A favourite for the table was the ceramic bags of asparagus with a mousse and crispy bay shrimp at the bottom. This was full of delectable different textures and one diner described the shrimp as tasting like the best Chinese she’d ever had. The ceramic bags made it a fun, interactive way of eating and they came propped up in some fun volcanic style stone ridges.
I think everyone’s favourite (apart from our vegetarian diner!) was the valley venison with charcoal oil and fennel. The venison came as tartare and was so soft it melted in the mouth. The bizarre charcoal oil made it taste like it had been barbecued. It was such a good experience we are all now obsessed with creating our own charcoal oil! The fennel came as little caramelised spheres. I burst mine all over the venison and it added to the illusion that the meat was cooked. This was the course we were still talking about by Monday!
Our least favourite was the frozen lobster, which came as a granita. It wasn’t obvious that the flavour was lobster and for me it was a little gritty. It came with lots of different types of cucumber, which I tried despite my cumber aversion. An element we did approve of was the rat tails, which are edible pod radishes. They were extremely refreshing with a subtle spiciness. Overall the dish was a bit wet and bizarre for us – however we could still see it as innovative and it got us talking. Not everyone is going to be pleased with every course when there is more than 12 of them on offer! At least I can now say that I’ve tried lobster granita.
For dessert we had not one, not two but three treats on offer. The palate cleanser was an exciting chamomile sorbet with celery. It was light and cooling after so many strong flavours. Next up was cherries with meadowsweet and a fennel and apple granita. This worked well as it was a well-balanced concotion of sweet, sour, crumbly, soft and some iciness. The meadowsweet came mixed with yoghurt and had marshmallow qualities – it was yummy! Our final dessert offering was small pieces of spicy gingerbread with iced watermint. Again, an unusual combination but one which worked very well. It came in little pots that had wobbly bottoms! I could have easily eaten 10, had I not just eaten 12 other courses!
Thinking back on the meal it is amazing that each course came out with such huge attention to detail and with its own identity. As a diner it is easy to take all the food for granted, especially when so many courses are coming out. The menu is extremely good value for money as the obvious skill and passion that goes into the food is priceless. It is also very well pitched in terms of different flavours and ingredients. Plus I didn’t leave having stuffed myself too far, nor did I feel hungry. Perhaps this is the future of dining – being able to appreciate individual flavours and ingredients in small but many portions?

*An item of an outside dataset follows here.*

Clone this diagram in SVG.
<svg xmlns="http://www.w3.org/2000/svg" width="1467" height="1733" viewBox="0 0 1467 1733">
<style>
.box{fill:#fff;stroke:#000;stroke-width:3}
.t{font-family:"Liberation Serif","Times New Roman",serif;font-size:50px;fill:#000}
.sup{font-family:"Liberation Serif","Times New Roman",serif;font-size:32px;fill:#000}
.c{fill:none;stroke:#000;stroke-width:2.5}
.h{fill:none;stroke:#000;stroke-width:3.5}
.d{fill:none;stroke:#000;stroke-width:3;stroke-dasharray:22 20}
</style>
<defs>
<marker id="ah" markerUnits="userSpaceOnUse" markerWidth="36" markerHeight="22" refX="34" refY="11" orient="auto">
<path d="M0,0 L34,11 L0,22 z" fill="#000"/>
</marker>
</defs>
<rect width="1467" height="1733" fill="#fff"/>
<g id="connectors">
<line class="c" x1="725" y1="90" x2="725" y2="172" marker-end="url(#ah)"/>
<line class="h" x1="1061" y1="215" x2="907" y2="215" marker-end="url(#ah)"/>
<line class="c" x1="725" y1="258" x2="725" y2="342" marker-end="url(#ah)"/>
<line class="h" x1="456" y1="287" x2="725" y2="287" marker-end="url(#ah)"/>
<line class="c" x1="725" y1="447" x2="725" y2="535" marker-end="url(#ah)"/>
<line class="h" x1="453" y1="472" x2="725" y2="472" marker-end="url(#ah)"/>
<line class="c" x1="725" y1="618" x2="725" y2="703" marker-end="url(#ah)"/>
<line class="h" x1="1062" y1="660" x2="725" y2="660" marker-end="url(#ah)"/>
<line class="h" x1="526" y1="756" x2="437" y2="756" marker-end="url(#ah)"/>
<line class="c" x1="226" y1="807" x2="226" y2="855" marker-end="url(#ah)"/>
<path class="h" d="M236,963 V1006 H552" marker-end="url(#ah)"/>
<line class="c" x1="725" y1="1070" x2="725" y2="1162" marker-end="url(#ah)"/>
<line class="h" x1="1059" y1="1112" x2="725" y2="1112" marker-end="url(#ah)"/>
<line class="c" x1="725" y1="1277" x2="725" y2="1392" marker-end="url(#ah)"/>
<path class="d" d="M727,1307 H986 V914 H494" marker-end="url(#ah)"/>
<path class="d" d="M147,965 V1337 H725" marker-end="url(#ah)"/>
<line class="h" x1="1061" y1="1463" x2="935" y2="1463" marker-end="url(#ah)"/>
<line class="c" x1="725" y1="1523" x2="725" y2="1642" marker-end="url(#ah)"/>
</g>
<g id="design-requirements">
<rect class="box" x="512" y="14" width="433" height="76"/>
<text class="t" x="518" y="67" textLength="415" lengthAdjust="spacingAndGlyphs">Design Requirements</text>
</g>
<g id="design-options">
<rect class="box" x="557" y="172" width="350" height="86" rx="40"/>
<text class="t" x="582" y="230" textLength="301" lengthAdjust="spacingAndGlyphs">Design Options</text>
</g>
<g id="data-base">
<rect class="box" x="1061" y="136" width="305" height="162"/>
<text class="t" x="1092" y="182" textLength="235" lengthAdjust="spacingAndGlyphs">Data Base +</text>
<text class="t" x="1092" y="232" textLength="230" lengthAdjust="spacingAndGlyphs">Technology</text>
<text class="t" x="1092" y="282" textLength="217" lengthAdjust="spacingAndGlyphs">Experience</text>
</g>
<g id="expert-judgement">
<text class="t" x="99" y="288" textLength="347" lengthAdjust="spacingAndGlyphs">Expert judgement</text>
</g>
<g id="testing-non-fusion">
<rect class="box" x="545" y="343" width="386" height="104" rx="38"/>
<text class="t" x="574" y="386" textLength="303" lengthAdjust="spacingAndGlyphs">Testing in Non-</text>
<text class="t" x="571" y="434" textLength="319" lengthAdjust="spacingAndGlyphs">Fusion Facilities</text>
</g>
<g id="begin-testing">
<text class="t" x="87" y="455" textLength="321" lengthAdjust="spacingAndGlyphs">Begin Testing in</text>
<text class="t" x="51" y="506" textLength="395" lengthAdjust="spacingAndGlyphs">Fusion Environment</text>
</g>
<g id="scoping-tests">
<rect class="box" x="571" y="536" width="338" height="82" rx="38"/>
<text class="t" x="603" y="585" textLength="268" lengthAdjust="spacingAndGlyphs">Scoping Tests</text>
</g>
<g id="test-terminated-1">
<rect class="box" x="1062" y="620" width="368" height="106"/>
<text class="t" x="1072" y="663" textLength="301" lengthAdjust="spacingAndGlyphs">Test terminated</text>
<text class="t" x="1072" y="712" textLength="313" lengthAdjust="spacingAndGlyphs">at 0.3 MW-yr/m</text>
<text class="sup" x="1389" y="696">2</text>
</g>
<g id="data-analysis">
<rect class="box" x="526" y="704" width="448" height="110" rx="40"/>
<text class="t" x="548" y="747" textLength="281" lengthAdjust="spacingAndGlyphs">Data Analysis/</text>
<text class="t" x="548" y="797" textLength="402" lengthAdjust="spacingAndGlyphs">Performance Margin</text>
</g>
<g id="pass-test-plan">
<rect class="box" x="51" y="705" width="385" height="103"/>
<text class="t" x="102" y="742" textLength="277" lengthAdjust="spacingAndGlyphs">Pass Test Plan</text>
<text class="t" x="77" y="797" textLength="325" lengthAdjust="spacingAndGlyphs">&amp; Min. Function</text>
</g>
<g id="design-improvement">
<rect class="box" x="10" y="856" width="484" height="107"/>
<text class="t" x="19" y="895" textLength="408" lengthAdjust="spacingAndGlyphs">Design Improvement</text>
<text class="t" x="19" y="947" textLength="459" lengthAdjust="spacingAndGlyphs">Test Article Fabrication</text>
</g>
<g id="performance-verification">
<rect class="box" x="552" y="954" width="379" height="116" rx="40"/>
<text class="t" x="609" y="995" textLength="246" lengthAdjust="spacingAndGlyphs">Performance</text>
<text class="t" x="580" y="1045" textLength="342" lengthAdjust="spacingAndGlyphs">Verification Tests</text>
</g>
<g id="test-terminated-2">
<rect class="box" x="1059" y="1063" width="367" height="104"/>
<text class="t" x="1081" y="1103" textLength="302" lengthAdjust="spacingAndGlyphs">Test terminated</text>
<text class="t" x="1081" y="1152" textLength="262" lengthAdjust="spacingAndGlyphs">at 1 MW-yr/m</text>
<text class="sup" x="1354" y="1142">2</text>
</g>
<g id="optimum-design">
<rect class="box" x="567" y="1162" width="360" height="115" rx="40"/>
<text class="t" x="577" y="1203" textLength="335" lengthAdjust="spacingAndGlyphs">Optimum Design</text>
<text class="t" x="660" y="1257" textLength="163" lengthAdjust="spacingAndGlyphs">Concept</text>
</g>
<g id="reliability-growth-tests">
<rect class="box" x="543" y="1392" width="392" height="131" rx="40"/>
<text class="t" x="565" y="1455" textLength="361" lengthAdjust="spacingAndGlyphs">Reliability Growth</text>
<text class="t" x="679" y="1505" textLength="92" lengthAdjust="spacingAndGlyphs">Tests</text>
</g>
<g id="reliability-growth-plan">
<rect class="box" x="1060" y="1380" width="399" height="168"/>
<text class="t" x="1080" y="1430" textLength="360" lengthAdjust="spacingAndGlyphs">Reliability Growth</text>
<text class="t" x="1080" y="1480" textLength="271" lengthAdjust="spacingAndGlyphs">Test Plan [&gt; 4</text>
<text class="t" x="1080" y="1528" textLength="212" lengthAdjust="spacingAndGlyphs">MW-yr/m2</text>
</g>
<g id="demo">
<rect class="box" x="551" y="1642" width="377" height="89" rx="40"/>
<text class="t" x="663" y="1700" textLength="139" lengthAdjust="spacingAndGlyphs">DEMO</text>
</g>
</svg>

If I had one criticism it was for our wine. We had pre-arranged a wine package to match our food. This was about 5 or 6 different wines served over the course of the evening. Our sommelier was obviously very busy and barely had time to pour our wine let alone explain what it was or why it had been selected. That aside, the wine was plentiful and all very enjoyable so it’s just a small gripe. Another small issue was that we, as naive townies, had not ordered a taxi back to our holiday home early enough and so were faced with a 2 hour wait in Cartmel (til 1am!) before being driven back the 5 miles. I don’t think there is even anything to do in Cartmel til 1am! Luckily a local friend came and got us and diverted the crisis. If you’re planning a trip to L’Enclume then do book your taxi asap or stay in one of their on site bedrooms.
So is it all worth the hype? In a word, yes! I’m already planning my next trip back, or even a trip to Rogans where you can sample the full Great British Menu meal! L’Enclume is truly exciting, innovative, British and great value for money, hooray!